**MATERIAL**:
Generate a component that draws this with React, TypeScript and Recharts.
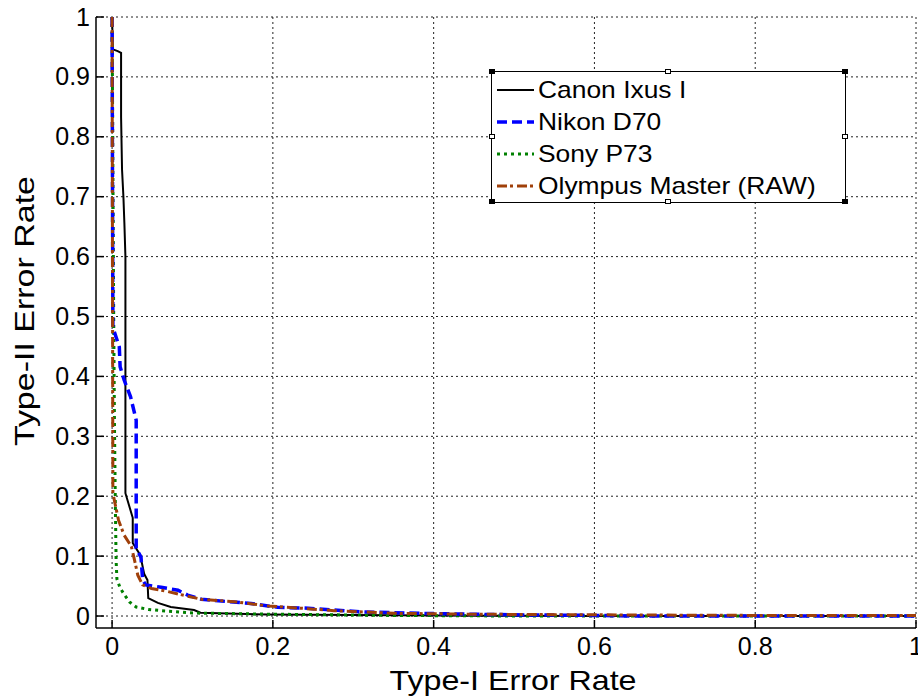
import React from 'react';
import { LineChart, Line, XAxis, YAxis, CartesianGrid } from 'recharts';

const xTicks = [0, 0.2, 0.4, 0.6, 0.8, 1];
const yTicks = [0, 0.1, 0.2, 0.3, 0.4, 0.5, 0.6, 0.7, 0.8, 0.9, 1];

const canon = [
  { x: 0, y: 1 }, { x: 0.001, y: 0.946 }, { x: 0.007, y: 0.943 }, { x: 0.0112, y: 0.94 },
  { x: 0.0112, y: 0.833 }, { x: 0.0124, y: 0.745 }, { x: 0.0141, y: 0.7 }, { x: 0.0153, y: 0.656 },
  { x: 0.0166, y: 0.6 }, { x: 0.0166, y: 0.205 }, { x: 0.0257, y: 0.164 }, { x: 0.0257, y: 0.122 },
  { x: 0.035, y: 0.102 }, { x: 0.04, y: 0.07 }, { x: 0.044, y: 0.06 }, { x: 0.045, y: 0.03 },
  { x: 0.057, y: 0.022 }, { x: 0.073, y: 0.015 }, { x: 0.102, y: 0.01 }, { x: 0.11, y: 0.0055 },
  { x: 0.144, y: 0.004 }, { x: 0.194, y: 0.0025 }, { x: 0.3, y: 0.0015 }, { x: 0.45, y: 0.0005 },
  { x: 0.6, y: 0 }, { x: 1, y: 0 },
];

const nikon = [
  { x: 0, y: 1 }, { x: 0.001, y: 0.482 }, { x: 0.009, y: 0.449 }, { x: 0.01, y: 0.416 },
  { x: 0.015, y: 0.394 }, { x: 0.023, y: 0.366 }, { x: 0.03, y: 0.327 }, { x: 0.03, y: 0.113 },
  { x: 0.036, y: 0.098 }, { x: 0.038, y: 0.06 }, { x: 0.042, y: 0.052 }, { x: 0.061, y: 0.048 },
  { x: 0.082, y: 0.043 }, { x: 0.094, y: 0.035 }, { x: 0.111, y: 0.028 }, { x: 0.144, y: 0.024 },
  { x: 0.173, y: 0.021 }, { x: 0.206, y: 0.0145 }, { x: 0.244, y: 0.013 }, { x: 0.276, y: 0.01 },
  { x: 0.31, y: 0.007 }, { x: 0.351, y: 0.0055 }, { x: 0.4, y: 0.004 }, { x: 0.5, y: 0.002 },
  { x: 0.6, y: 0.001 }, { x: 0.65, y: 0 }, { x: 1, y: 0 },
];

const sony = [
  { x: 0, y: 1 }, { x: 0.002, y: 0.5 }, { x: 0.003, y: 0.316 }, { x: 0.004, y: 0.194 },
  { x: 0.005, y: 0.093 }, { x: 0.006, y: 0.062 }, { x: 0.01, y: 0.047 }, { x: 0.015, y: 0.036 },
  { x: 0.022, y: 0.023 }, { x: 0.03, y: 0.015 }, { x: 0.045, y: 0.011 }, { x: 0.07, y: 0.008 },
  { x: 0.1, y: 0.005 }, { x: 0.2, y: 0.003 }, { x: 0.35, y: 0.001 }, { x: 0.5, y: 0 }, { x: 1, y: 0 },
];

const olympus = [
  { x: 0, y: 1 }, { x: 0.001, y: 0.205 }, { x: 0.008, y: 0.16 }, { x: 0.015, y: 0.135 },
  { x: 0.024, y: 0.116 }, { x: 0.028, y: 0.093 }, { x: 0.032, y: 0.068 }, { x: 0.038, y: 0.052 },
  { x: 0.049, y: 0.046 }, { x: 0.069, y: 0.041 }, { x: 0.094, y: 0.033 }, { x: 0.111, y: 0.028 },
  { x: 0.152, y: 0.024 }, { x: 0.194, y: 0.0167 }, { x: 0.235, y: 0.013 }, { x: 0.276, y: 0.009 },
  { x: 0.351, y: 0.0045 }, { x: 0.45, y: 0.003 }, { x: 0.6, y: 0.002 }, { x: 0.8, y: 0.001 },
  { x: 1, y: 0.001 },
];

const seriesNames = ['Canon Ixus I', 'Nikon D70', 'Sony P73', 'Olympus Master (RAW)'];
const seriesColors = ['#000000', '#0000ff', '#008000', '#a0400a'];
const seriesDash = ['', '10 5', '3 4', '10 3 3 4'];
const seriesWidth = [2, 3.5, 3, 3];

const FONT = '"Liberation Sans", Arial, sans-serif';
const W = 918;
const H = 700;
const M = { top: 17, right: 2, left: 0, bottom: 0 };
const YW = 96;
const XH = 72;
const TL = 8;

const BottomTick = (p: any) => {
  const { x, y, payload } = p;
  return (
    <g>
      <line x1={x} x2={x} y1={y} y2={y - TL} stroke="#000" strokeWidth={1.5} />
      <text x={x} y={y + 27} textAnchor="middle" fontSize={25} fontFamily={FONT} fill="#000">
        {String(payload.value)}
      </text>
    </g>
  );
};

const TopTick = (p: any) => {
  const { x, y } = p;
  return <line x1={x} x2={x} y1={y} y2={y + TL} stroke="#000" strokeWidth={1.5} />;
};

const LeftTick = (p: any) => {
  const { x, y, payload } = p;
  return (
    <g>
      <line x1={x} x2={x + TL} y1={y} y2={y} stroke="#000" strokeWidth={1.5} />
      <text x={x - 6} y={y + 8.5} textAnchor="end" fontSize={25} fontFamily={FONT} fill="#000">
        {String(payload.value)}
      </text>
    </g>
  );
};

const RightTick = (p: any) => {
  const { x, y } = p;
  return <line x1={x} x2={x - TL} y1={y} y2={y} stroke="#000" strokeWidth={1.5} />;
};

const LegendBox = () => {
  const handles: [number, number][] = [
    [0, 0], [50, 0], [100, 0], [0, 50], [100, 50], [0, 100], [50, 100], [100, 100],
  ];
  return (
    <div
      style={{
        position: 'absolute',
        left: 491,
        top: 71,
        width: 355,
        height: 132,
        border: '1.5px solid #000',
        background: '#fff',
        boxSizing: 'border-box',
        fontFamily: FONT,
        paddingTop: 2,
      }}
    >
      {seriesNames.map((n, i) => (
        <div key={n} style={{ display: 'flex', alignItems: 'center', height: 32 }}>
          <svg width={44} height={10} style={{ marginLeft: 5 }}>
            <line
              x1={0}
              x2={37}
              y1={5}
              y2={5}
              stroke={seriesColors[i]}
              strokeWidth={seriesWidth[i]}
              strokeDasharray={seriesDash[i] || undefined}
            />
          </svg>
          <span
            style={{
              display: 'inline-block',
              fontSize: 24,
              color: '#000',
              marginLeft: -3,
              lineHeight: 1,
              whiteSpace: 'nowrap',
              transform: 'scaleX(1.1)',
              transformOrigin: 'left center',
            }}
          >
            {n}
          </span>
        </div>
      ))}
      {handles.map(([hx, hy], k) => (
        <div
          key={k}
          style={{
            position: 'absolute',
            left: `calc(${hx}% - 3.5px)`,
            top: `calc(${hy}% - 3px)`,
            width: 6,
            height: 5,
            background: hx === 50 || hy === 50 ? '#fff' : '#000',
            border: '1px solid #000',
            boxSizing: 'border-box',
          }}
        />
      ))}
    </div>
  );
};

export default function App() {
  return (
    <div style={{ position: 'absolute', left: 0, top: 0, width: W, height: H, background: '#fff' }}>
      <LineChart width={W} height={H} margin={M}>
        <CartesianGrid
          xAxisId="b"
          yAxisId="l"
          stroke="#222"
          strokeDasharray="2 3"
          strokeWidth={1}
          horizontalValues={yTicks}
          verticalValues={xTicks}
        />
        <XAxis
          xAxisId="b"
          type="number"
          dataKey="x"
          domain={[-0.02, 1]}
          ticks={xTicks}
          allowDataOverflow
          height={XH}
          tickSize={0}
          tickMargin={0}
          tickLine={false}
          axisLine={{ stroke: '#000', strokeWidth: 1.5 }}
          tick={<BottomTick />}
          interval={0}
        />
        <XAxis
          xAxisId="t"
          orientation="top"
          type="number"
          dataKey="x"
          domain={[-0.02, 1]}
          ticks={xTicks}
          allowDataOverflow
          height={0}
          tickSize={0}
          tickMargin={0}
          tickLine={false}
          axisLine={{ stroke: '#000', strokeWidth: 1.5 }}
          tick={<TopTick />}
          interval={0}
        />
        <YAxis
          yAxisId="l"
          type="number"
          dataKey="y"
          domain={[-0.02, 1]}
          ticks={yTicks}
          allowDataOverflow
          width={YW}
          tickSize={0}
          tickMargin={0}
          tickLine={false}
          axisLine={{ stroke: '#000', strokeWidth: 1.5 }}
          tick={<LeftTick />}
          interval={0}
        />
        <YAxis
          yAxisId="r"
          orientation="right"
          type="number"
          dataKey="y"
          domain={[-0.02, 1]}
          ticks={yTicks}
          allowDataOverflow
          width={0}
          tickSize={0}
          tickMargin={0}
          tickLine={false}
          axisLine={{ stroke: '#000', strokeWidth: 1.5 }}
          tick={<RightTick />}
          interval={0}
        />
        <Line
          xAxisId="b" yAxisId="l" data={canon} dataKey="y" name={seriesNames[0]}
          stroke={seriesColors[0]} strokeWidth={seriesWidth[0]} dot={false} isAnimationActive={false}
          strokeLinejoin="miter"
        />
        <Line
          xAxisId="b" yAxisId="l" data={sony} dataKey="y" name={seriesNames[2]}
          stroke={seriesColors[2]} strokeWidth={seriesWidth[2]} strokeDasharray={seriesDash[2]}
          dot={false} isAnimationActive={false}
        />
        <Line
          xAxisId="b" yAxisId="l" data={nikon} dataKey="y" name={seriesNames[1]}
          stroke={seriesColors[1]} strokeWidth={seriesWidth[1]} strokeDasharray={seriesDash[1]}
          dot={false} isAnimationActive={false}
        />
        <Line
          xAxisId="b" yAxisId="l" data={olympus} dataKey="y" name={seriesNames[3]}
          stroke={seriesColors[3]} strokeWidth={seriesWidth[3]} strokeDasharray={seriesDash[3]}
          dot={false} isAnimationActive={false}
        />
      </LineChart>
      <LegendBox />
      <svg width={W} height={H} style={{ position: 'absolute', left: 0, top: 0, pointerEvents: 'none' }}>
        <text
          x={513}
          y={690}
          textAnchor="middle"
          fontSize={28}
          fontFamily={FONT}
          textLength={247}
          lengthAdjust="spacingAndGlyphs"
          fill="#000"
        >
          Type-I Error Rate
        </text>
        <text
          transform="translate(34 311) rotate(-90)"
          textAnchor="middle"
          fontSize={27}
          fontFamily={FONT}
          textLength={270}
          lengthAdjust="spacingAndGlyphs"
          fill="#000"
        >
          Type-II Error Rate
        </text>
      </svg>
    </div>
  );
}
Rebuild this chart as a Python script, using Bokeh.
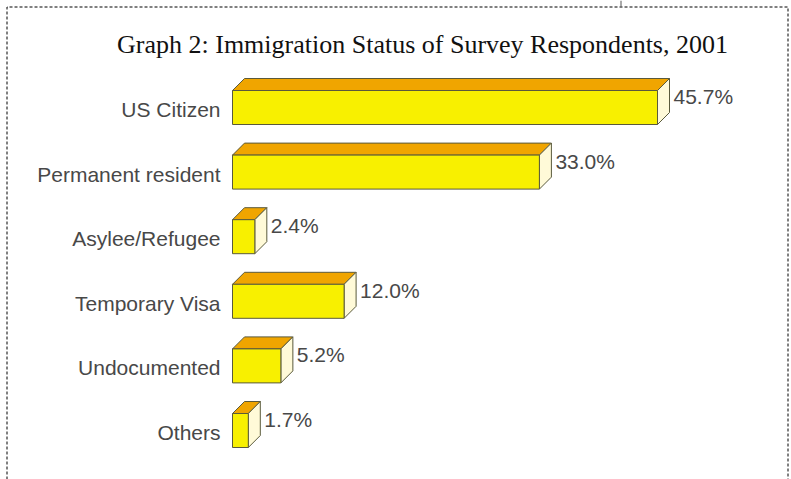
from bokeh.plotting import figure
from bokeh.models import Range1d, ColumnDataSource
from bokeh.core.properties import value
from bokeh.embed import file_html
from bokeh.resources import INLINE

categories = ["US Citizen", "Permanent resident", "Asylee/Refugee",
              "Temporary Visa", "Undocumented", "Others"]
percents = [45.7, 33.0, 2.4, 12.0, 5.2, 1.7]
value_labels = ["45.7%", "33.0%", "2.4%", "12.0%", "5.2%", "1.7%"]
title_text = "Graph 2: Immigration Status of Survey Respondents, 2001"

W, H = 791, 479
X0_PX = 232.0      # pixel of 0%
PX_PER_PCT = 9.3
ROW0_PX = 107.0
ROW_PX = 64.6
DEPTH_PX = 12.0
FRONT_H_PX = 34.0

x_start = -X0_PX / PX_PER_PCT
x_end = (W - X0_PX) / PX_PER_PCT
y_top = -ROW0_PX / ROW_PX
y_bot = (H - ROW0_PX) / ROW_PX

def px_x(px):
    return x_start + px / PX_PER_PCT

def px_y(py):
    return y_top + py / ROW_PX

p = figure(width=W, height=H, output_backend="svg", toolbar_location=None,
           x_range=Range1d(x_start, x_end), y_range=Range1d(y_bot, y_top),
           min_border=0, min_border_left=0, min_border_right=0,
           min_border_top=0, min_border_bottom=0)
p.axis.visible = False
p.grid.visible = False
p.outline_line_color = None
p.background_fill_color = "white"
p.border_fill_color = "white"

dx = DEPTH_PX / PX_PER_PCT
dy = DEPTH_PX / ROW_PX
h = FRONT_H_PX / ROW_PX

idx = list(range(len(categories)))
tops = [i - h / 2 for i in idx]
bots = [i + h / 2 for i in idx]

front = ColumnDataSource(dict(left=[0] * len(idx), right=percents, top=tops, bottom=bots))
top_xs = [[0, v, v + dx, dx] for v in percents]
top_ys = [[t, t, t - dy, t - dy] for t in tops]
side_xs = [[v, v + dx, v + dx, v] for v in percents]
side_ys = [[t, t - dy, b - dy, b] for t, b in zip(tops, bots)]

edge = "#5a5a3c"
p.patches(top_xs, top_ys, fill_color="#F0A500", line_color=edge, line_width=1)
p.patches(side_xs, side_ys, fill_color="#FFFAD8", line_color=edge, line_width=1)
p.quad(left="left", right="right", top="top", bottom="bottom", source=front,
       fill_color="#F8F000", line_color=edge, line_width=1)

# category labels
p.text(x=[-12 / PX_PER_PCT] * len(idx), y=[i + 2 / ROW_PX for i in idx], text=categories,
       text_align="right", text_baseline="middle", text_font=value("Liberation Sans"),
       text_font_size="21px", text_color="#484848")

# value labels
p.text(x=[v + dx + 4 / PX_PER_PCT for v in percents], y=[t + 6 / ROW_PX for t in tops],
       text=value_labels, text_align="left", text_baseline="middle",
       text_font=value("Liberation Sans"), text_font_size="21px", text_color="#484848")

# title
p.text(x=[px_x(422)], y=[px_y(44)], text=[title_text], text_align="center",
       text_baseline="middle", text_font=value("Liberation Serif"),
       text_font_size="26px", text_color="#111111")

# dashed frame (no bottom edge visible)
p.line([px_x(6.5), px_x(6.5), px_x(787.5), px_x(787.5)],
       [px_y(H + 5), px_y(6.5), px_y(6.5), px_y(H + 5)],
       line_color="black", line_width=1, line_dash="3 2")
p.line([px_x(620.5), px_x(620.5)], [px_y(0), px_y(6)], line_color="#555555", line_width=1)

open("out.html", "w").write(file_html(p, INLINE))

**EXERCISE**:
Copy nothing but the lines above that run from the one with "Rebuild this chart" to the one with "from bokeh.resources import INLINE", ends included; pictures stay out.

**ANSWER IN FULL**:
Rebuild this chart as a Python script, using Bokeh.
from bokeh.plotting import figure
from bokeh.models import Range1d, ColumnDataSource
from bokeh.core.properties import value
from bokeh.embed import file_html
from bokeh.resources import INLINE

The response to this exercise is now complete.